Uganda YWAM Project (V of V)

Overlooking Kampala - even now, it still feels so weird to me
sometimes to think that this place was our home...and in many
ways still feels like home to this day.
Part V of V

Days 11-14:  13th – 17th September

Back in Kampala! There’s so much about this place I love. Yes, it’s a dirty, trafficky, smoggy and crazy busy city, but there’s something about it that is so familiar to me that it feels as much like my home town as any place does at this point in life. The years we spent here will go down as some of the best of our lives, so perhaps I’m a bit prone to viewing it through rose-colored glasses. But the people and familiar places all bring such good memories back that I can’t help but feel at home being here.
The 'boda stage' by our house - some of our old boda drivers
have moved on to become 'special hire' (car) drivers.
The 'Jinja' roundabout - one of the main intersections in town.
A panorama of our old compound.
I got to join the EMIEA office prayer time a couple of mornings.

Monica, our old househelp and dear friend. She's going to
have another baby soon!
Guard Patrick - another dear old friend.
There are hard parts of living here too that I do remember well – the difficulties of completing even mundane tasks such as paying bills  unreliable power, slow and unreliable internet access, unreliable water service – I guess unreliable just about anything that had to do with infrastructure or utilities. There’s also the emotionally difficult side of living here, knowing you’re a million miles from friends and family and live most of the time not knowing the next time you’ll be seeing them.

The Italian Supermarket - one of the primary places we shopped.
While in Kampala for a few days after the project trip, I got to
play in a couple game in the old Euro Football league I used to
play in. My friend Matt has now helped form a USA team!
I also got to join for 'Tuesday Night Basketball' again -
something a few of us started while we lived there.
My good friends Matt and Jade (despite the look on his face,
Jade is very much 'invested in hope' as his t-shirt indicates! He
works with Sudanese refugees and has been doing great work
in that field for a number of years now there in Uganda.)
Strangely, I got to watch the Oregon Ducks (American) football
game on TV at the guesthouse (albeit in the middle of the night!).
There is also an aspect of risk associated with living here too – risk on the roads, risk of an uprising or political instability, risk from theft, and even the very real risk of serious illness. Our missionary friends still living here learned this lesson in a very tragic way this past summer when their 10-year old daughter (who was in Jonah’s class) contracted a deadly strain of malaria that took her life very suddenly. Our heart goes out to our friends as they try to figure out what to make of what has happened to their family, and what possible road forward they should take. Please join us in praying for our friends John and Mimi. They are from the Philippines but have lived in Uganda for 10+ years.

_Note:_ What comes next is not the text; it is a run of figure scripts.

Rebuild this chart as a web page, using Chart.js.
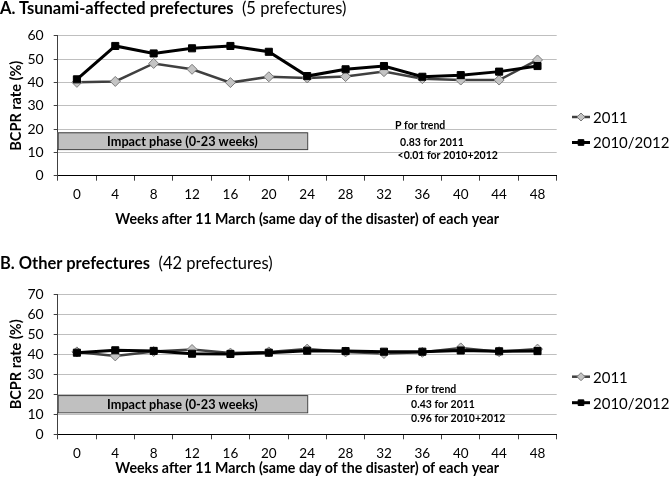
<!DOCTYPE html>
<html>
<head>
<meta charset="utf-8">
<script src="https://cdn.jsdelivr.net/npm/chart.js@4"></script>
<style>
  body { margin: 0; width: 672px; height: 485px; background: #fff; position: relative; overflow: hidden; font-family: Lato, sans-serif; }
  .wrap { position: absolute; left: 0; width: 672px; }
  #wrapA { top: 0; height: 240px; }
  #wrapB { top: 240px; height: 245px; }
  .panel-title { position: absolute; left: 0px; font-size: 16.5px; line-height: 18px; color: #000; white-space: nowrap; }
</style>
</head>
<body>
<div class="wrap" id="wrapA"><canvas id="chartA" width="672" height="240"></canvas></div>
<div class="wrap" id="wrapB"><canvas id="chartB" width="672" height="245"></canvas></div>
<div class="panel-title" style="top:-1px"><b>A. Tsunami-affected prefectures</b>&nbsp;&nbsp;(5 prefectures)</div>
<div class="panel-title" style="top:254px"><b>B. Other prefectures</b>&nbsp;&nbsp;(42 prefectures)</div>
<script>
// semanas tras el 11 de marzo
const weeks = ["0", "4", "8", "12", "16", "20", "24", "28", "32", "36", "40", "44", "48"];

// A. prefecturas afectadas por el tsunami
const tsunami2011 = [40.0, 40.4, 48.1, 45.6, 39.9, 42.4, 41.9, 42.5, 44.6, 41.6, 41.0, 41.0, 49.6];
const tsunami2010_2012 = [41.3, 55.6, 52.4, 54.6, 55.6, 53.1, 42.7, 45.6, 47.0, 42.4, 43.1, 44.6, 47.0];

// B. resto de prefecturas
const other2011 = [41.2, 39.2, 41.4, 42.4, 40.6, 41.2, 42.6, 41.2, 40.4, 41.0, 43.2, 41.3, 42.6];
const other2010_2012 = [40.8, 42.0, 41.7, 40.3, 40.2, 40.8, 41.8, 41.6, 41.3, 41.3, 41.9, 41.5, 41.6];

const yTicksA = [0, 10, 20, 30, 40, 50, 60];
const yTicksB = [0, 10, 20, 30, 40, 50, 60, 70];

const seriesNames = ["2011", "2010/2012"];
const trendA = ["P for trend", "  0.83 for 2011", " <0.01 for 2010+2012"];
const trendB = ["P for trend", "  0.43 for 2011", "  0.96 for 2010+2012"];

const FONT = "Lato, sans-serif";

// Dibujos extra: caja de fase, texto P y leyenda
const extras = {
  id: "extras",
  beforeDatasetsDraw(chart, args, o) {
    const { ctx, chartArea, scales } = chart;
    const x2 = scales.x.getPixelForValue(weeks.indexOf("24"));
    const y1 = scales.y.getPixelForValue(o.boxTop);
    const y2 = scales.y.getPixelForValue(o.boxBottom);
    ctx.save();
    ctx.fillStyle = "#c0c0c0";
    ctx.strokeStyle = "#404040";
    ctx.lineWidth = 1;
    ctx.fillRect(chartArea.left, y1, x2 - chartArea.left, y2 - y1);
    ctx.strokeRect(chartArea.left + 0.5, y1 + 0.5, x2 - chartArea.left, y2 - y1);
    ctx.fillStyle = "#000";
    ctx.font = "bold 12.7px " + FONT;
    ctx.textAlign = "center";
    ctx.textBaseline = "middle";
    ctx.fillText("Impact phase (0-23 weeks)", (chartArea.left + x2) / 2, (y1 + y2) / 2 + 1);
    ctx.restore();
  },
  afterDraw(chart, args, o) {
    const { ctx } = chart;
    ctx.save();
    ctx.fillStyle = "#000";
    ctx.font = "bold 10.5px " + FONT;
    ctx.textBaseline = "middle";
    o.trend.forEach((t, i) => ctx.fillText(t, o.trendX, o.trendY[i]));

    // leyenda: línea con marcador
    const sets = chart.data.datasets;
    o.legendY.forEach((ly, i) => {
      const ds = sets[i];
      ctx.strokeStyle = ds.borderColor;
      ctx.lineWidth = ds.borderWidth;
      ctx.beginPath();
      ctx.moveTo(o.legendX, ly);
      ctx.lineTo(o.legendX + 18, ly);
      ctx.stroke();
      ctx.fillStyle = ds.pointBackgroundColor;
      ctx.strokeStyle = ds.pointBorderColor;
      ctx.lineWidth = ds.pointBorderWidth;
      Chart.helpers.drawPoint(ctx, { pointStyle: ds.pointStyle, radius: ds.pointRadius - 1, borderWidth: ds.pointBorderWidth, rotation: 0 }, o.legendX + 9, ly);
      ctx.fillStyle = "#000";
      ctx.font = "15px " + FONT;
      ctx.textBaseline = "middle";
      ctx.fillText(ds.label, o.legendX + 21, ly + 1);
    });
    ctx.restore();
  }
};

function makePanel(id, s2011, s2010, yTicks, cfg) {
  return new Chart(document.getElementById(id), {
    type: "line",
    data: {
      labels: weeks,
      datasets: [
        {
          label: seriesNames[0], data: s2011, order: 1,
          borderColor: "#404040", borderWidth: 2.5,
          pointStyle: "rectRot", pointRadius: 5,
          pointBackgroundColor: "#c4c4c4", pointBorderColor: "#7a7a7a", pointBorderWidth: 1
        },
        {
          label: seriesNames[1], data: s2010, order: 0,
          borderColor: "#000", borderWidth: 3,
          pointStyle: "rect", pointRadius: 5,
          pointBackgroundColor: "#000", pointBorderColor: "#000", pointBorderWidth: 1
        }
      ]
    },
    options: {
      responsive: false,
      animation: false,
      layout: { padding: { top: cfg.padTop, right: 115.3, left: 0, bottom: 0 } },
      plugins: {
        legend: { display: false },
        tooltip: { enabled: false },
        extras: cfg.extras
      },
      scales: {
        x: {
          type: "category",
          offset: true,
          grid: { drawOnChartArea: false, offset: true, tickLength: 5, tickColor: "#404040" },
          border: { color: "#000", width: 1 },
          ticks: { color: "#000", font: { family: FONT, size: 13.5 }, maxRotation: 0, autoSkip: false, padding: cfg.xTickPad },
          title: {
            display: true,
            text: "Weeks after 11 March (same day of the disaster) of each year",
            color: "#000",
            font: { family: FONT, size: 14.2, weight: "bold" },
            padding: { top: 0, bottom: cfg.xTitlePad }
          },
          afterFit: s => { s.height = cfg.xHeight; }
        },
        y: {
          min: yTicks[0],
          max: yTicks[yTicks.length - 1],
          grid: { color: "#bfbfbf", tickLength: 4, tickColor: "#404040" },
          border: { color: "#404040", width: 1 },
          ticks: { stepSize: 10, color: "#000", font: { family: FONT, size: 14 }, padding: 10 },
          title: {
            display: true,
            text: "BCPR rate (%)",
            color: "#000",
            font: { family: FONT, size: 14.5, weight: "bold" },
            padding: { top: 7.3, bottom: 0 }
          },
          afterFit: s => { s.width = 57.7; }
        }
      }
    },
    plugins: [extras]
  });
}

makePanel("chartA", tsunami2011, tsunami2010_2012, yTicksA, {
  padTop: 35.7, xHeight: 64.3, xTitlePad: 12.5, xTickPad: 6,
  extras: {
    boxTop: 18.6, boxBottom: 11.4,
    trend: trendA, trendX: 395, trendY: [126, 142.5, 155.5],
    legendX: 572, legendY: [117, 142.5]
  }
});

makePanel("chartB", other2011, other2010_2012, yTicksB, {
  padTop: 54.3, xHeight: 50.7, xTitlePad: 7.8, xTickPad: 6,
  extras: {
    boxTop: 19.6, boxBottom: 11,
    trend: trendB, trendX: 406, trendY: [150, 164.5, 179],
    legendX: 572, legendY: [136.7, 162.7]
  }
});
</script>
</body>
</html>
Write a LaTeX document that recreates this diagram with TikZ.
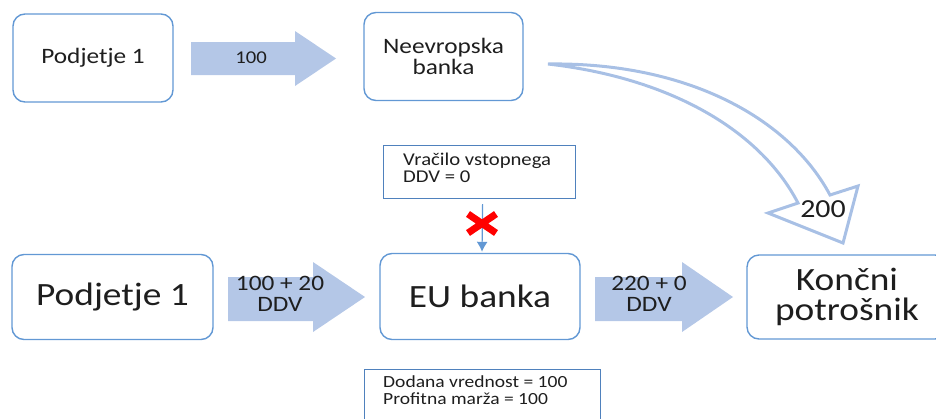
\documentclass[tikz,border=0pt]{standalone}
\usepackage{fontspec}
\setmainfont{Carlito}[FakeStretch=1.15]
\usepackage{xcolor}
\usetikzlibrary{positioning,calc,arrows.meta}

\definecolor{boxline}{RGB}{98,152,212}
\definecolor{infoline}{RGB}{79,129,189}
\definecolor{flowfill}{RGB}{180,199,231}
\definecolor{flowline}{RGB}{168,192,229}
\definecolor{txt}{RGB}{30,30,30}

\tikzset{
  bank/.style={draw=boxline, line width=1.4pt, rounded corners=12pt, inner sep=0pt, align=center, text=txt},
  infobox/.style={draw=infoline, line width=1.2pt},
  smalltext/.style={font=\fontsize{22}{20.5}\selectfont},
  bigtext/.style={font=\fontsize{32.5}{29.5}\selectfont},
  flowtext/.style={font=\fontsize{22}{20.5}\selectfont, text=txt, align=center, inner sep=0pt},
  notetext/.style={text=txt, align=left, inner sep=0pt},
  flow/.style={fill=flowfill},
}

\begin{document}
\begin{tikzpicture}[x=1pt, y=-1pt]
    \useasboundingbox (0,0) rectangle (936,418);

    % top row
    \node[bank, smalltext, minimum width=160, minimum height=88] (firmtop) at (93,58) {Podjetje 1};
    \node[bank, smalltext, minimum width=159, minimum height=88] (nonEU) at (443.5,56.5) {Neevropska\\banka};

    \fill[flow] (191,42) -- (295,42) -- (295,31) -- (336,58.5) -- (295,86) -- (295,75) -- (191,75) -- cycle;
    \node[flowtext, font=\fontsize{18}{18}\selectfont] (val100) at (251,58) {100};

    % curved arrow to the end consumer
    \coordinate (tail) at (548,64);
    \draw[draw=flowline, line width=3pt, line join=miter]
        (tail) .. controls (690,62) and (790,120) .. (830,195)
        -- (858,186) -- (843,243) -- (768,213) -- (798,203)
        .. controls (760,130) and (670,78) .. (tail) -- cycle;
    \node[flowtext, font=\fontsize{26}{26}\selectfont] (val200) at (823,209) {200};

    % refund box
    \node[infobox, minimum width=192, minimum height=53, anchor=north west] (refund) at (383,145) {};
    \node[notetext, font=\fontsize{18}{17}\selectfont, anchor=north west] (refundtxt) at (403,152.5) {Vračilo vstopnega\\DDV = 0};

    % bottom row
    \node[bank, bigtext, minimum width=201, minimum height=85] (firm) at (112.5,297) {Podjetje 1};
    \node[bank, bigtext, minimum width=200, minimum height=86] (eu) at (480,296.5) {EU banka};
    \node[bank, bigtext, minimum width=200, minimum height=84] (end) at (847,297) {Končni\\potrošnik};

    \fill[flow] (228,277) -- (313,277) -- (313,262) -- (365,297) -- (313,332) -- (313,321) -- (228,321) -- cycle;
    \node[flowtext] (vat1) at (280,294) {100 + 20\\DDV};
    \fill[flow] (595,277) -- (682,277) -- (682,262) -- (733,297) -- (682,332) -- (682,321) -- (595,321) -- cycle;
    \node[flowtext] (vat2) at (649,294) {220 + 0\\DDV};

    % blocked refund
    \draw[draw=boxline, line width=1.2pt, -{Latex[length=10pt,width=11pt]}]
        ([xshift=3pt,yshift=-5pt]refund.south) -- ([xshift=2pt,yshift=1pt]eu.north);
    \coordinate (xmark) at (482,223.5);
    \draw[red, line width=7pt] ($(xmark)+(-14,-9.5)$) -- ($(xmark)+(14,9.5)$)
        ($(xmark)+(-14,9.5)$) -- ($(xmark)+(14,-9.5)$);

    % margin box
    \node[infobox, minimum width=236, minimum height=70, anchor=north west] (margin) at (364,369) {};
    \node[notetext, font=\fontsize{17}{17}\selectfont, anchor=north west] (margintxt) at (383,375) {Dodana vrednost = 100\\Profitna marža = 100};
\end{tikzpicture}
\end{document}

Day 5 for me in Kampala and I’m waiting for the team to arrive back from safari. It’s so peaceful here in this city, and yet I am more than ready to be home with Alisha and the boys. So much has happened while I’ve been away: all the boys started back to school, Jonah and Graysen are at their new school, Brodie has tried out and been ‘signed’ to a new football (soccer) team for the year, Graysen has had two soccer games and scored a goal in the most recent one, Alisha has started volunteering at the church on Monday’s with the ‘Mum and tots’ group, the weather in Colchester has turned cold and wet – it feels like an eternity has passed these past 13 days. Being away from our family is definitely the hardest part of our life with EMI – it seems that so much happens in the two weeks when I’m away on project trips. There’s only two more nights left before our flight out early Wednesday morning. I am really looking forward to seeing those 4 special people. Trips are great, but coming home after a trip can’t be topped!
The 4 people mentioned above, in the car on the way to pick
me up from the train station!

Flying over the Sahara Desert - it's an impressive sight to see.

A view of the Libyan coastline along the Mediterranean
Sea. Benghazi, Libya, the city where the US Embassy was
attacked a couple of years ago, is on the coastline just out of
the picture at the top of the screen near the plane's wing.
It's amazing how small the world appears from an airplane.